A relação de Janis com as drogas era complexa. Ela descobriu os aditivos químicos na primeira vez que foi a São Francisco. Para a cantora, as drogas não funcionavam como estimulo criativo no estúdio ou então como uma ferramenta para “dar um gás” no palco. Ela as usava para aliviar a depressão e a solidão, que eram recorrentes na vida dela. A morte de Janis, em 4 de outubro de 1970, devido a uma dose de heroína, pode se comparada a de um boxeador no ringue, ou um corredor a 300 quilômetros por hora. Algo trágico, mas que estava fadado a acontecer.
Uma pena, já que Janis não tinha nenhuma intenção de ser apenas queimar intensamente e depois desaparecer.
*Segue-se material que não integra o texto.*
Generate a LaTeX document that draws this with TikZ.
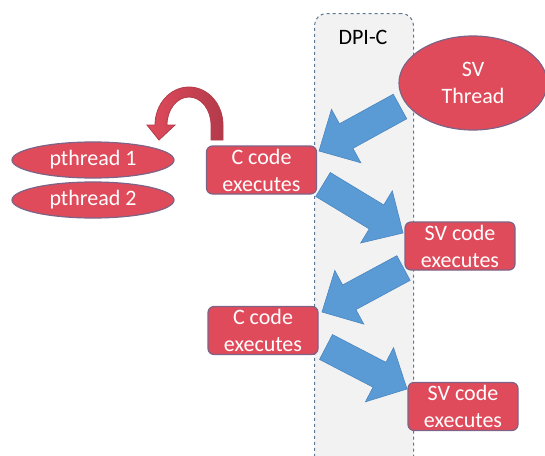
\documentclass[tikz,border=0pt]{standalone}
\usepackage{fontspec}
\setmainfont{Carlito}
\usetikzlibrary{calc,shapes.geometric}
\definecolor{boxred}{HTML}{E04B5B}
\definecolor{boxline}{HTML}{7D6386}
\definecolor{arrowblue}{HTML}{5B9BD5}
\definecolor{arrowline}{HTML}{4A86C0}
\definecolor{colfill}{HTML}{F2F2F2}
\definecolor{colline}{HTML}{5B7894}
\definecolor{curvedark}{HTML}{B33A4B}
\newcommand\shaftw{14pt}
\newcommand\headw{30.5pt}
\newcommand\headlen{31pt}
\newcommand\blockarrow[2]{%
  \coordinate (bah) at ($(#2)!\headlen!(#1)$);
  \path[bluearrow] ($(#1)!\shaftw!90:(#2)$) -- ($(bah)!\shaftw!-90:(#1)$)
    -- ($(bah)!\headw!-90:(#1)$) -- (#2) -- ($(bah)!\headw!90:(#1)$)
    -- ($(bah)!\shaftw!90:(#1)$) -- ($(#1)!\shaftw!-90:(#2)$) -- cycle;
}
\begin{document}
\begin{tikzpicture}[x=1pt,y=-1pt,
  txt/.style={font=\fontsize{22}{27}\selectfont, align=center},
  redbox/.style={txt, draw=boxline, line width=1.2pt, fill=boxred, rounded corners=6pt,
    text=white, minimum width=110pt, minimum height=48pt, inner sep=0pt},
  redell/.style={txt, draw=boxline, line width=1.2pt, fill=boxred, ellipse,
    text=white, inner sep=0pt},
  bluearrow/.style={fill=arrowblue, draw=arrowline, line width=0.6pt, line join=miter},
  column/.style={draw=colline, fill=colfill, dashed, line width=1pt, rounded corners=12pt,
    minimum width=99pt, minimum height=470pt, inner sep=0pt},
  curvearrow/.style={left color=boxred, right color=curvedark, draw=curvedark, line width=0.8pt}
]
\useasboundingbox (0,0) rectangle (545,455);
\clip (0,0) rectangle (545,455);
% DPI-C column
\node[column, anchor=north west] (dpi) at (314,13) {};
\node[txt, text=black] (dpilabel) at (363,37) {DPI-C};
% arrow endpoints
\coordinate (a1t) at (400,106.5);
\coordinate (a1h) at (319,151);
\coordinate (a2t) at (323,184.5);
\coordinate (a2h) at (403,233);
\coordinate (a3t) at (403.5,268);
\coordinate (a3h) at (322,312);
\coordinate (a4t) at (326,347);
\coordinate (a4h) at (407,389);
\blockarrow{a1t}{a1h}
\blockarrow{a2t}{a2h}
\blockarrow{a3t}{a3h}
\blockarrow{a4t}{a4h}
% nodes
\node[redell, minimum width=148pt, minimum height=94pt] (sv) at (473,83) {SV\\Thread};
\node[redbox] (c1) at (261.5,170) {C code\\executes};
\node[redbox] (sv1) at (460,246) {SV code\\executes};
\node[redbox] (c2) at (263,330.5) {C code\\executes};
\node[redbox] (sv2) at (463,406.5) {SV code\\executes};
\node[redell, minimum width=162pt, minimum height=36pt] (p1) at (93,160) {pthread 1};
\node[redell, minimum width=162pt, minimum height=36pt] (p2) at (93,200) {pthread 2};
% curved arrow from C code to pthreads
\path[curvearrow] (223,140) -- (223,125)
  arc[start angle=0, end angle=180, x radius=34pt, y radius=38pt]
  -- (147,125) -- (159,140) -- (175,125) -- (167,125)
  arc[start angle=180, end angle=0, x radius=22pt, y radius=28pt]
  -- (211,140) -- cycle;
\end{tikzpicture}
\end{document}
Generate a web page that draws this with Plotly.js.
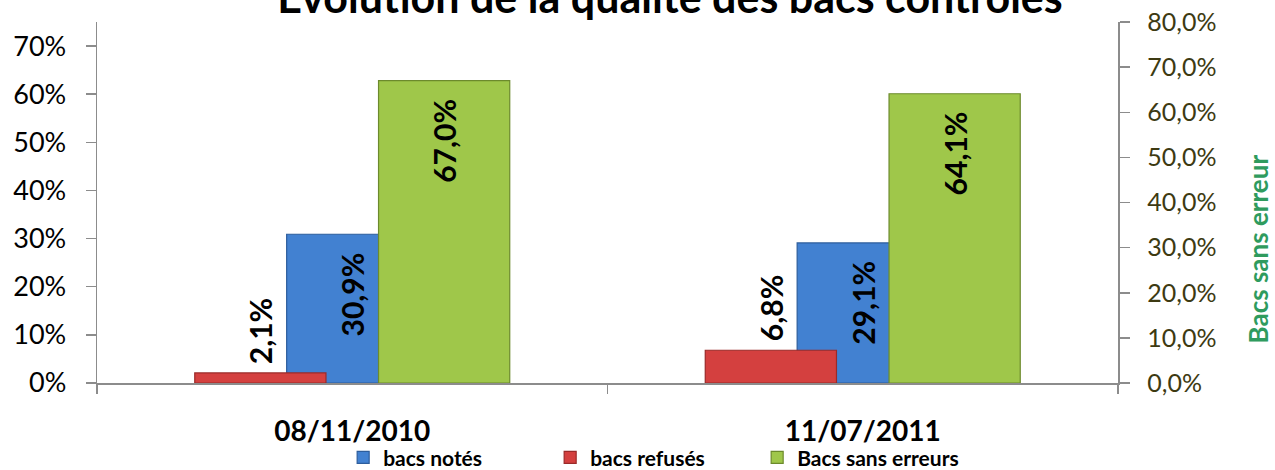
<!DOCTYPE html>
<html>
<head>
<meta charset="utf-8">
<script src="https://cdn.plot.ly/plotly-3.0.1.min.js"></script>
<style>html,body{margin:0;padding:0;background:#fff;}#chart{width:1275px;height:470px;}</style>
</head>
<body>
<div id="chart"></div>
<script>
// ---- data ----
const categories = ['08/11/2010', '11/07/2011'];
const bacsNotes = [0.309, 0.291];
const bacsRefuses = [0.021, 0.068];
const bacsSansErreurs = [0.670, 0.641];
const seriesNames = ['bacs notés', 'bacs refusés', 'Bacs sans erreurs'];
const chartTitle = 'Évolution de la qualité des bacs contrôlés';
const rightAxisTitle = 'Bacs sans erreur';

// ---- styling ----
const FONT = 'Lato, "Open Sans", sans-serif';
const BW = 0.257;     // bar width (category units)
const STEP = 0.18;    // center-to-center shift between series
const colBlue = '#4281d1', colRed = '#d4403f', colGreen = '#9fc74a';
const lineBlue = '#2d5d9c', lineRed = '#9a2a29', lineGreen = '#6c8a2c';
const axisCol = '#8c8c8c';
const NB = '\u00a0';

function fmt(v) { return (v * 100).toFixed(1).replace('.', ',') + '%'; }

const traces = [
  { type: 'bar', name: seriesNames[0], x: categories, y: bacsNotes, yaxis: 'y',
    width: BW, offset: -BW / 2,
    marker: { color: colBlue, line: { color: lineBlue, width: 1.2 } }, hoverinfo: 'skip' },
  { type: 'bar', name: seriesNames[1], x: categories, y: bacsRefuses, yaxis: 'y',
    width: BW, offset: -STEP - BW / 2,
    marker: { color: colRed, line: { color: lineRed, width: 1.2 } }, hoverinfo: 'skip' },
  { type: 'bar', name: seriesNames[2], x: categories, y: bacsSansErreurs, yaxis: 'y2',
    width: BW, offset: STEP - BW / 2,
    marker: { color: colGreen, line: { color: lineGreen, width: 1.2 } }, hoverinfo: 'skip' }
];

const labelFont = { family: FONT, size: 30, color: '#000', weight: 'bold' };
const annotations = [];
categories.forEach((c, i) => {
  annotations.push({ xref: 'x', yref: 'y', x: i - STEP, y: bacsRefuses[i], text: '<b>' + fmt(bacsRefuses[i]) + '</b>',
    textangle: -90, showarrow: false, xanchor: 'center', yanchor: 'bottom', yshift: 7, font: labelFont });
  annotations.push({ xref: 'x', yref: 'y', x: i, y: bacsNotes[i], text: '<b>' + fmt(bacsNotes[i]) + '</b>',
    textangle: -90, showarrow: false, xanchor: 'center', yanchor: 'top', yshift: -16, font: labelFont });
  annotations.push({ xref: 'x', yref: 'y2', x: i + STEP, y: bacsSansErreurs[i], text: '<b>' + fmt(bacsSansErreurs[i]) + '</b>',
    textangle: -90, showarrow: false, xanchor: 'center', yanchor: 'top', yshift: -16, font: labelFont });
});
annotations.push({ xref: 'paper', yref: 'paper', x: 1.1375, y: 0.371, text: '<b>' + rightAxisTitle + '</b>',
  textangle: -90, showarrow: false, xanchor: 'center', yanchor: 'middle',
  font: { family: FONT, size: 26, color: '#2f9b5e' } });

const layout = {
  width: 1275, height: 470,
  margin: { l: 97, r: 157, t: 22, b: 87, autoexpand: false },
  paper_bgcolor: '#fff', plot_bgcolor: '#fff',
  separators: ', ',
  barmode: 'overlay',
  showlegend: true,
  title: { text: '<b>' + chartTitle + '</b>', font: { family: FONT, size: 43, color: '#000' },
    xref: 'container', yref: 'container', x: 0.5255, xanchor: 'center', y: 1 - 13 / 470, yanchor: 'bottom' },
  xaxis: {
    type: 'category', range: [-0.5, 1.5], tickson: 'boundaries', automargin: false,
    showline: true, linecolor: axisCol, linewidth: 1.5,
    ticks: 'outside', ticklen: 9, tickcolor: axisCol, tickwidth: 1.5,
    showgrid: false, zeroline: false, ticklabelstandoff: 23,
    tickfont: { family: FONT, size: 28, color: '#000', weight: 'bold' }
  },
  yaxis: {
    range: [0, 0.75], dtick: 0.1, tick0: 0, tickformat: '.0%', ticksuffix: NB + NB, automargin: false,
    showline: true, linecolor: axisCol, linewidth: 1.5,
    ticks: 'outside', ticklen: 10, tickcolor: axisCol, tickwidth: 1.5,
    showgrid: false, zeroline: false,
    tickfont: { family: FONT, size: 27, color: '#000' }
  },
  yaxis2: {
    overlaying: 'y', side: 'right', anchor: 'x', automargin: false,
    range: [0, 0.8], dtick: 0.1, tick0: 0, tickformat: '.1%', tickprefix: NB + NB,
    showline: true, linecolor: axisCol, linewidth: 1.5,
    ticks: 'outside', ticklen: 10, tickcolor: axisCol, tickwidth: 1.5,
    showgrid: false, zeroline: false,
    tickfont: { family: FONT, size: 25, color: '#3d3a12' }
  },
  legend: {
    orientation: 'h', xref: 'paper', yref: 'paper', x: 0.2411, xanchor: 'left', y: -0.15, yanchor: 'top',
    entrywidth: 162, entrywidthmode: 'pixels',
    font: { family: FONT, size: 21, color: '#000', weight: 'bold' }, bgcolor: 'rgba(0,0,0,0)', itemwidth: 30
  },
  annotations: annotations
};

Plotly.newPlot('chart', traces, layout, { displayModeBar: false, staticPlot: true });
</script>
</body>
</html>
Nos últimos tempos, estava aos poucos largando as drogas – a dose fatal que a acabou matando foi um acidente infeliz. Depois de anos sendo cortejada pelo produtor Paul Rothchild (do The Doors), ela gravou com ele as canções do que se tornaria o álbum póstumo Pearl. O LP, que tinha o acompanhamento da Full Tilt Boogie Band, se revelou como o ápice artístico e comercial de Janis, e o single “Me and Bobby McGee”, canção country de Kris Kristofferson, chegou ao primeiro lugar das paradas enquanto o mundo chorava a morte dela. Janis ainda tinha muito a oferecer como artista e pessoa.